The next time I heard the ad, I understood the company name to be effigy, which is at least an English word (and not a swear), but baffling as a company name. Significantly, having heard the name originally as beginning with /ɛf/, that perception persisted.

Next time around, I shifted my perception to something more likely, in which /ɛf/ is in fact a letter name: FnG, that is F&G. This would be a common pattern in company names; a sampling of F&R companies:

F&R Auto Repair (Woodland CA), F&R Auto Sales (Hialeah FL), F&R Towing (San Jose CA), F&R Engineering (Roanoke VA), F&R American Fine Fragrance (Winston Salem NC)

Finally, I looked at the screen, and saw that the company’s name was indeed initialistic, but was S&R, not F&R. /f/ and /s/ are minimally distinct acoustically, so are often confused in perception. My initial perception was skewed towards /f/ because of my bias towards fucking — and so towards fucking and effing — and once established that perception persisted, despite repetitions of /s/.

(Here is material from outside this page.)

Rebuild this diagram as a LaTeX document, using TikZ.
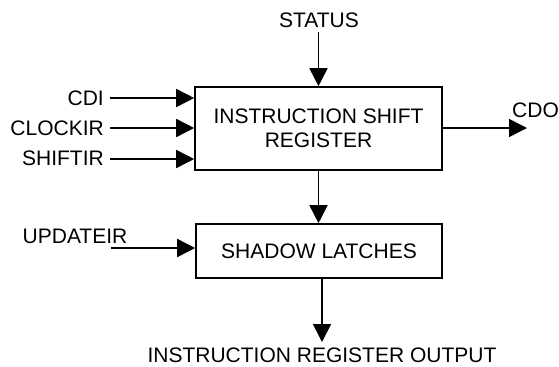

The actual company. S & G Carpet “Your flooring store of choice for northern California” (showroom locations in Rancho Cordova, Rocklin, Elk Grove, Pleasant Hill, Dublin, Santa Clara, San Jose, and Cupertino), and a very persistent advertiser.

Now, the natural question is what the initialistic abbreviation S&G stands for. The F&R in F&R American Fine Fragrance (above) is Fulton & Roark, referring to specific people whose family names begin with an F and an R. What about the S&G in S&G Carpet?

I have read an assortment of descriptions and histories of the company, without finding any reference anywhere to an S or a G. Presumably there were such people, but their role on the company has been suppressed, leaving only their initials. So S&G is now an orphan initialism, which has figuratively lost its parents — by literally losing its source words:

orphan initialism ‘a sequence of letter names that is no longer an abbreviation for some full name, but is (legally) just a name composed of a sequence of letter names’

(They’ve come up many times in my postings, on Language Log and this blog. And here they are again, unexpectedly.)